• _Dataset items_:
* * * * * * * * *

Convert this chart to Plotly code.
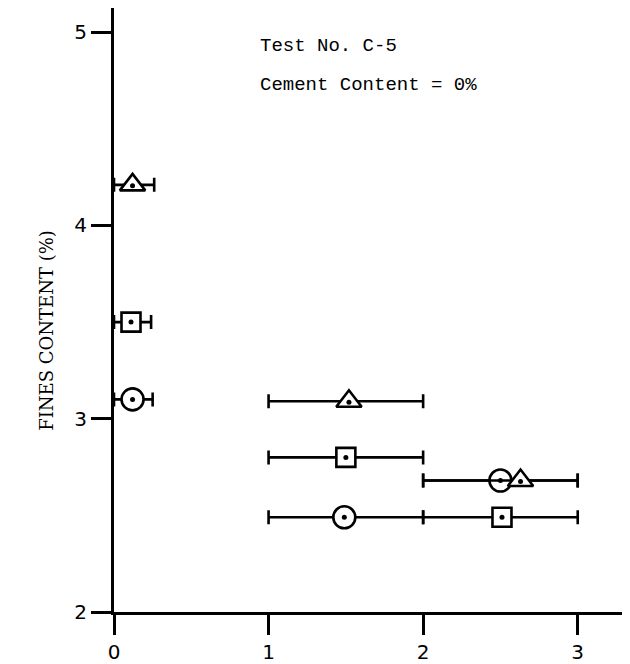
import plotly.graph_objects as go

# Data: (x centre, y, range low, range high) per symbol series
circle_x = [0.12, 2.50, 1.49]
circle_y = [3.10, 2.68, 2.49]
circle_lo = [0.0, 2.0, 1.0]
circle_hi = [0.25, 3.0, 2.0]

square_x = [0.11, 1.50, 2.51]
square_y = [3.50, 2.80, 2.49]
square_lo = [0.0, 1.0, 2.0]
square_hi = [0.24, 2.0, 3.0]

triangle_x = [0.12, 1.52, 2.63]
triangle_y = [4.21, 3.09, 2.68]
triangle_lo = [0.0, 1.0, 2.0]
triangle_hi = [0.26, 2.0, 3.0]

x_ticks = [0, 1, 2, 3]
y_ticks = [2, 3, 4, 5]

fig = go.Figure()

def add_series(xs, ys, lo, hi, symbol, size, dot_dy=0.0):
    fig.add_trace(go.Scatter(
        x=xs, y=ys, mode="markers",
        marker=dict(symbol=symbol, size=size, color="white",
                    line=dict(color="black", width=2.6)),
        error_x=dict(type="data", symmetric=False,
                     array=[h - x for h, x in zip(hi, xs)],
                     arrayminus=[x - l for x, l in zip(xs, lo)],
                     color="black", thickness=2.6, width=7),
        showlegend=False, cliponaxis=False,
    ))
    fig.add_trace(go.Scatter(
        x=xs, y=[v + dot_dy for v in ys], mode="markers",
        marker=dict(symbol="circle", size=5, color="black"),
        showlegend=False, cliponaxis=False,
    ))

add_series(circle_x, circle_y, circle_lo, circle_hi, "circle", 22)
add_series(square_x, square_y, square_lo, square_hi, "square", 19)
add_series(triangle_x, triangle_y, triangle_lo, triangle_hi, "triangle-up", 22, -0.005)

axis_common = dict(showgrid=False, zeroline=False, showline=True, linecolor="black",
                   linewidth=3, ticks="outside", tickcolor="black", tickwidth=2.5,
                   ticklen=20, tickfont=dict(family="DejaVu Sans", size=20, color="black"))

fig.update_layout(
    width=630, height=664,
    margin=dict(l=106, r=0, t=0, b=60),
    plot_bgcolor="white", paper_bgcolor="white",
    xaxis=dict(range=[0, 3.39], tickvals=x_ticks, **axis_common),
    yaxis=dict(range=[2, 5.125], tickvals=y_ticks, **axis_common),
    annotations=[
        dict(x=0.93, y=4.93, xref="x", yref="y", text="Test No. C-5",
             showarrow=False, xanchor="left", yanchor="middle",
             font=dict(family="Liberation Mono", size=19, color="black")),
        dict(x=0.93, y=4.725, xref="x", yref="y", text="Cement Content = 0%",
             showarrow=False, xanchor="left", yanchor="middle",
             font=dict(family="Liberation Mono", size=19, color="black")),
        dict(x=-0.128, y=3.46, xref="paper", yref="y", text="FINES CONTENT (%)",
             showarrow=False, textangle=-90, xanchor="center", yanchor="middle",
             font=dict(family="DejaVu Serif", size=18, color="black")),
    ],
)

fig.write_html("out.html")
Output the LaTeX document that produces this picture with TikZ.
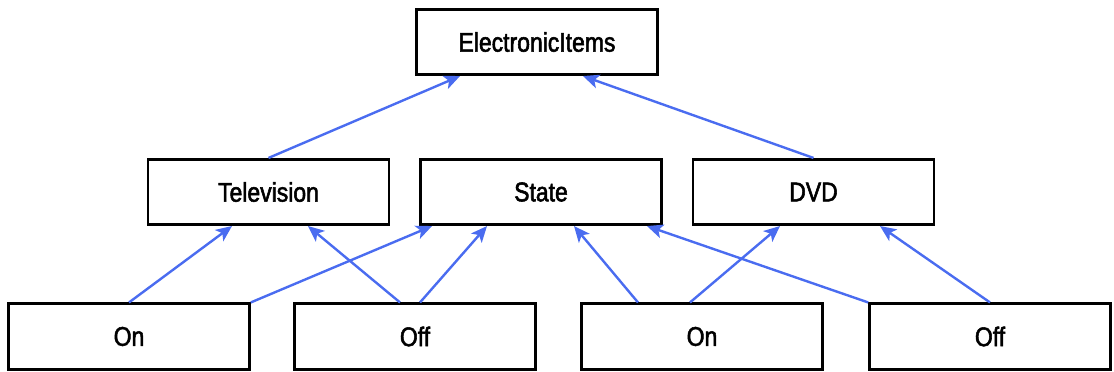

* * * * * * * * *

• _Exercise description_: Copy out all the records exactly, excluding pictures.

• _Solution to the problem_:
Convert this chart to Plotly code.
import plotly.graph_objects as go

# Data: (x centre, y, range low, range high) per symbol series
circle_x = [0.12, 2.50, 1.49]
circle_y = [3.10, 2.68, 2.49]
circle_lo = [0.0, 2.0, 1.0]
circle_hi = [0.25, 3.0, 2.0]

square_x = [0.11, 1.50, 2.51]
square_y = [3.50, 2.80, 2.49]
square_lo = [0.0, 1.0, 2.0]
square_hi = [0.24, 2.0, 3.0]

triangle_x = [0.12, 1.52, 2.63]
triangle_y = [4.21, 3.09, 2.68]
triangle_lo = [0.0, 1.0, 2.0]
triangle_hi = [0.26, 2.0, 3.0]

x_ticks = [0, 1, 2, 3]
y_ticks = [2, 3, 4, 5]

fig = go.Figure()

def add_series(xs, ys, lo, hi, symbol, size, dot_dy=0.0):
    fig.add_trace(go.Scatter(
        x=xs, y=ys, mode="markers",
        marker=dict(symbol=symbol, size=size, color="white",
                    line=dict(color="black", width=2.6)),
        error_x=dict(type="data", symmetric=False,
                     array=[h - x for h, x in zip(hi, xs)],
                     arrayminus=[x - l for x, l in zip(xs, lo)],
                     color="black", thickness=2.6, width=7),
        showlegend=False, cliponaxis=False,
    ))
    fig.add_trace(go.Scatter(
        x=xs, y=[v + dot_dy for v in ys], mode="markers",
        marker=dict(symbol="circle", size=5, color="black"),
        showlegend=False, cliponaxis=False,
    ))

add_series(circle_x, circle_y, circle_lo, circle_hi, "circle", 22)
add_series(square_x, square_y, square_lo, square_hi, "square", 19)
add_series(triangle_x, triangle_y, triangle_lo, triangle_hi, "triangle-up", 22, -0.005)

axis_common = dict(showgrid=False, zeroline=False, showline=True, linecolor="black",
                   linewidth=3, ticks="outside", tickcolor="black", tickwidth=2.5,
                   ticklen=20, tickfont=dict(family="DejaVu Sans", size=20, color="black"))

fig.update_layout(
    width=630, height=664,
    margin=dict(l=106, r=0, t=0, b=60),
    plot_bgcolor="white", paper_bgcolor="white",
    xaxis=dict(range=[0, 3.39], tickvals=x_ticks, **axis_common),
    yaxis=dict(range=[2, 5.125], tickvals=y_ticks, **axis_common),
    annotations=[
        dict(x=0.93, y=4.93, xref="x", yref="y", text="Test No. C-5",
             showarrow=False, xanchor="left", yanchor="middle",
             font=dict(family="Liberation Mono", size=19, color="black")),
        dict(x=0.93, y=4.725, xref="x", yref="y", text="Cement Content = 0%",
             showarrow=False, xanchor="left", yanchor="middle",
             font=dict(family="Liberation Mono", size=19, color="black")),
        dict(x=-0.128, y=3.46, xref="paper", yref="y", text="FINES CONTENT (%)",
             showarrow=False, textangle=-90, xanchor="center", yanchor="middle",
             font=dict(family="DejaVu Serif", size=18, color="black")),
    ],
)

fig.write_html("out.html")
Output the LaTeX document that produces this picture with TikZ.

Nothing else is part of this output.